The cost of setting-up consists of 2 elements. First is the governmental charge which depends upon the upper limit that you set for the company's capital. For example, a company with US$ 25,000 (S$ 35,000) capital limit will have government charges of approx US$ 1,000 (S$1400). The other element is consultant charges which vary from consultant to consultant, and approximates US$ 3,500 (S$4905).

With regards to visa/work permit, I would advise you to consult a consular official at the Indian Embassy/High Commission in Singapore for authentic advice. I would not recommend relying on any third party agent for this.

My company currently has a business contact in India, looking to purchase our vegetarian products, and is seeking for us to provide them with supplies on a reseller basis.

We are not very sure how to go about doing it as we have yet to meet the buyer in person, and we are not sure if this will work out. We seek your advice on this matter.

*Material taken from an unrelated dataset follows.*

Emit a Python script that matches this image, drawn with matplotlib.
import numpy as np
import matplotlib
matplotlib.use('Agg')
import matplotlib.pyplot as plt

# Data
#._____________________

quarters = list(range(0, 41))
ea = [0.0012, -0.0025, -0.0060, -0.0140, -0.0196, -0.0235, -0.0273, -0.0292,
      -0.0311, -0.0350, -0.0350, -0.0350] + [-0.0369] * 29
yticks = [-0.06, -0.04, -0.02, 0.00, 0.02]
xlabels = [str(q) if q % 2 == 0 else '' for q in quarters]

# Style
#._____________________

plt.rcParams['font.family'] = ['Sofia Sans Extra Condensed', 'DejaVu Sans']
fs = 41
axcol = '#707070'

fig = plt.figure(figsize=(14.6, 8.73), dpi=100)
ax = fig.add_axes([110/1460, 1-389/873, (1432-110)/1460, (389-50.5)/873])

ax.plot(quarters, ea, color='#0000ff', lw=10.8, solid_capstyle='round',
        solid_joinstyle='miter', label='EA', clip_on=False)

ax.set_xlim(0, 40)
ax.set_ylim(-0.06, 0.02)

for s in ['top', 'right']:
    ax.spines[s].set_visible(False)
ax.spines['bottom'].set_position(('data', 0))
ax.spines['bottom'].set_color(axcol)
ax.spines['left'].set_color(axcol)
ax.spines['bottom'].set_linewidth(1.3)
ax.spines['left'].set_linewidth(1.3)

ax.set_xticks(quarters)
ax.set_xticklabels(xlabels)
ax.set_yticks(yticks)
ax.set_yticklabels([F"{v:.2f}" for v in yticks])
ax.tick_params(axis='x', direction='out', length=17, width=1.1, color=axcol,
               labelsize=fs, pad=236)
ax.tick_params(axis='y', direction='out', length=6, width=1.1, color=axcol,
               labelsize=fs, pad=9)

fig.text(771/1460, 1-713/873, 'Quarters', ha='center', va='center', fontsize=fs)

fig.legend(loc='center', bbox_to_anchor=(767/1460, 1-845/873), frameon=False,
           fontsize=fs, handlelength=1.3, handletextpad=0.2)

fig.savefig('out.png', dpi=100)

It is always advisable to understand the market you are serving in terms of its direction, growth and for how much products are being sold. I am guessing that you serve a niche market with niche products that it is being exported from Singapore and has not been produced in India. My advice to you would be to carry out the export on receiving 100% advance or down-payment basis only. There could be a possibility that the first couple of consignments are paid on time but then the orders become larger and the money gets held up in India. Going through ‘Documents against Payment’ or ‘Letter of Credit’ could be good alternative options to 100% advance.

1. S$1=INR34 approx.
2. S$1=US$1.4 approx.

The above are views represented by iadvisors.